Jul 26, 2011

East Turkestan: Chinese Military Hospitals Black Hole for Detainees?

World Uyghur Congress leader Rebiya Kadeer fears for injured Uyghur protesters transferred to Chinese military hospitals after 18 July clashes.  Kadeer alleges that relocation to these hospitals usually results in death.

Below is an article published by AFP:

An exiled leader of China's Uyghur minority has said she feared for the safety of dozens of people she said were injured in recent clashes with police in the country's Xinjiang region and then detained.

Rebiya Kadeer, the US-based president of the World Uiyghur Congress, said that about 70 injured Uyghurs were transferred from a civilian to a military prison hospital after the violence on July 18 in the remote city of Hotan.

"They collected all of them and brought them to a military (prison) hospital. It is clear whenever an injured Uighur is brought to a military hospital, he will never be released alive," Kadeer told AFP in an interview.

Kadeer said that Uyghurs have raised complaints for years about military prisons. She charged that prisoners in the past have been killed -- perhaps to harvest their organs, a practice long alleged by activists.

Chinese state media said that 18 people died in Hotan, an oasis on the ancient Silk Road, in violence around a police station.

State media called it a "terrorist" attack. It said that a crowd set upon the police station and killed four and that police then "gunned down" the attackers.

Kadeer disputed the account and said that the death toll may be higher. A spokesman for her group last week told AFP that 20 protesters had been killed.
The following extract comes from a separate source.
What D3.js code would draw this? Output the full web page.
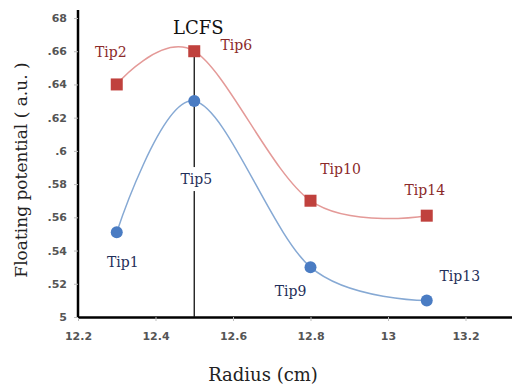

She said the Uyghurs had gone to the police station and attempted to seize officers as they sought leverage to gain information on missing loved ones.

Kadeer defended the move, saying that it did not constitute violence.
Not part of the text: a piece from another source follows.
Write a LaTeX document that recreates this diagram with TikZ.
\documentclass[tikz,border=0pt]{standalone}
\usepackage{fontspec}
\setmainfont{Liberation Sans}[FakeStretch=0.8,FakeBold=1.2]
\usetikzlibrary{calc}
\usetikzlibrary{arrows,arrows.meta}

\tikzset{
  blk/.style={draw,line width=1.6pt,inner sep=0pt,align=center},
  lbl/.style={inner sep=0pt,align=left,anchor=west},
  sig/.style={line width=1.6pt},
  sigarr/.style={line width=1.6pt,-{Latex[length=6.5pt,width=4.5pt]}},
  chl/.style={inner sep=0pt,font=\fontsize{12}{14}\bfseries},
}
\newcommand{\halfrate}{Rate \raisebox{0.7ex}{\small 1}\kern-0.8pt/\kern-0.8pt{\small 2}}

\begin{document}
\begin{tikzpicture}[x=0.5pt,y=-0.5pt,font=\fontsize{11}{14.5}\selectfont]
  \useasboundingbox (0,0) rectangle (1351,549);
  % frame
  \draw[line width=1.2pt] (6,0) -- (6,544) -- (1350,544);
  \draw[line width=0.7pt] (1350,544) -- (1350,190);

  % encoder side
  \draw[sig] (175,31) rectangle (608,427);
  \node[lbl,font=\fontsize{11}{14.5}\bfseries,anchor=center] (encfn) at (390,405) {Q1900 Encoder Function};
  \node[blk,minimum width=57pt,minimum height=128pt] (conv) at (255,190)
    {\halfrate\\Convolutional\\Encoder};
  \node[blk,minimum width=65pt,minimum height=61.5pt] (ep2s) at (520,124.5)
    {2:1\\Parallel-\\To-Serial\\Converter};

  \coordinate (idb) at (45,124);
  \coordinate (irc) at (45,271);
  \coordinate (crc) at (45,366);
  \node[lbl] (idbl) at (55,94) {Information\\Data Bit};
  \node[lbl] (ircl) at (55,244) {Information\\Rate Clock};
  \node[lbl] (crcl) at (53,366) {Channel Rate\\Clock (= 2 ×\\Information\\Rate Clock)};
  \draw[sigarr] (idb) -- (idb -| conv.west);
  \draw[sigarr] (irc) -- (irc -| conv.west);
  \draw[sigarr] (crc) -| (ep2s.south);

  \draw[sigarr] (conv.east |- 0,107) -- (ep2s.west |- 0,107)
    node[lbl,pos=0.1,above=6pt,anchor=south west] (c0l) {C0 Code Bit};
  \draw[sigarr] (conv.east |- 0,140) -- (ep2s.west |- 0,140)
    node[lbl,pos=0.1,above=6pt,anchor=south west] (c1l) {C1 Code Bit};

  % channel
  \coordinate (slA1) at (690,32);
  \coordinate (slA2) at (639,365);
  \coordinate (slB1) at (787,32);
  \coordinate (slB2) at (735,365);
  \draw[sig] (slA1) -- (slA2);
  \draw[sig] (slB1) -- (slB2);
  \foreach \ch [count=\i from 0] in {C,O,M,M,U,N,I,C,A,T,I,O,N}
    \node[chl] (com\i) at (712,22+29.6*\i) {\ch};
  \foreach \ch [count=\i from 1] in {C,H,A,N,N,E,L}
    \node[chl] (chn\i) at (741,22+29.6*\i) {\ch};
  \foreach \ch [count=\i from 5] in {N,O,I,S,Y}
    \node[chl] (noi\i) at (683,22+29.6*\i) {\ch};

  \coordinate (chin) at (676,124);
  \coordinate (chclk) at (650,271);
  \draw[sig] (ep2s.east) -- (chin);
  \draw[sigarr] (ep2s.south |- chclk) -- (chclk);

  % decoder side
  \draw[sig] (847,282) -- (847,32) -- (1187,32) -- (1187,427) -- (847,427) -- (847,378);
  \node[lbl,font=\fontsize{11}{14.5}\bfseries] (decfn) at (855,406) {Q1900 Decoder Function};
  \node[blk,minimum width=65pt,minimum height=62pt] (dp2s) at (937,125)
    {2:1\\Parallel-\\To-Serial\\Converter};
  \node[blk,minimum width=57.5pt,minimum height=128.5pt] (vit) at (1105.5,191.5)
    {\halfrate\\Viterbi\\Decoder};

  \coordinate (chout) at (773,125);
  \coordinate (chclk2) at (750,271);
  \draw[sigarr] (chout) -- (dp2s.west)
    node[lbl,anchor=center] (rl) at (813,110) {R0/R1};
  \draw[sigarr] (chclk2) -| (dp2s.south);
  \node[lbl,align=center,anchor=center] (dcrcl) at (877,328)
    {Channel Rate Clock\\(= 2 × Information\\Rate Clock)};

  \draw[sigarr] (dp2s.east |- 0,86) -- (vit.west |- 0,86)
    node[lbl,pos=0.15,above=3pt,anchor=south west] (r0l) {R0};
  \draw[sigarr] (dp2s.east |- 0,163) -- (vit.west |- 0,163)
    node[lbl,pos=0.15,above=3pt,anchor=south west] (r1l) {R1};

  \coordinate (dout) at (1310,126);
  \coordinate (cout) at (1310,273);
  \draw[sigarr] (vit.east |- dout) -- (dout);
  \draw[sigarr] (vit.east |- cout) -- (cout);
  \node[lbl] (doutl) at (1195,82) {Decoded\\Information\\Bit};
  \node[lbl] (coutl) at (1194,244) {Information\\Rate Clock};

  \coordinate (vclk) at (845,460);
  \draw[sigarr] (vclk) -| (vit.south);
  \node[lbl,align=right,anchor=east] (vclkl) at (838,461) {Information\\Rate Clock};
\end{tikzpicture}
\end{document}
"Of course I am against violence, but in this case the protesters were the ones who were attacked by Chinese police and they reacted to defend themselves. They have the right to know the whereabouts of their loved ones," she said.
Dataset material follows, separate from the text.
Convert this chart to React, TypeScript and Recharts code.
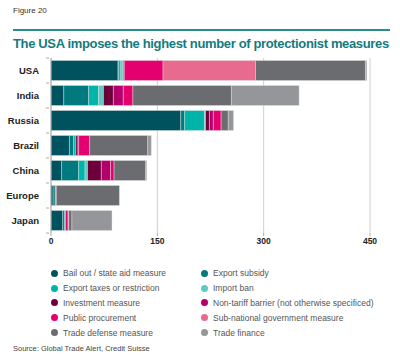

"This is very different from in Western countries where police are there to protect people from being attacked. In China, they arrest simple people so they are the criminals; they just wear uniforms," she said.

"They arrest people whenever they want, they beat people whenever they want."

Xinjiang -- a vast, arid but resource-rich region bordering Central Asia -- is home to more than eight million Uyghurs, who speak a Turkic language and are mostly Muslims.

Many are unhappy with what they say have been decades of repressive rule and unwanted immigration by China's Han majority.

The government says nearly 200 people were killed and 1,700 injured in 2009 riots in the regional capital Urumqi, where witnesses recounted attacks by Uyghurs on Han Chinese in China's worst ethnic bloodletting in decades.

New York-based Human Rights Watch in its latest annual report said that hundreds of people detained after the Urumqi riots remained unaccounted for.

Kadeer said that Chinese authorities had rounded up Uyghurs in house-to-house searches in Hotan, leading to the frustrations. She said Uyghurs who sought information about loved ones faced threats themselves.

By Kadeer's tally, authorities have sentenced some 40 Uyghurs to death in recent months. She accused the United States of sending the wrong signals to China, pointing to the visit to Washington last month by Xinjiang's Communist Party chief, Zhang Chunxian.

"China was just looking at the reaction of the Western world and the United States. When they saw that there was nothing, it emboldened the Chinese authorities," she said.

Kadeer, a former department store tycoon and mother of 11, spent six years in prison until China freed her in 2005 to the United States. China has since accused her of fomenting unrest, charges she denies.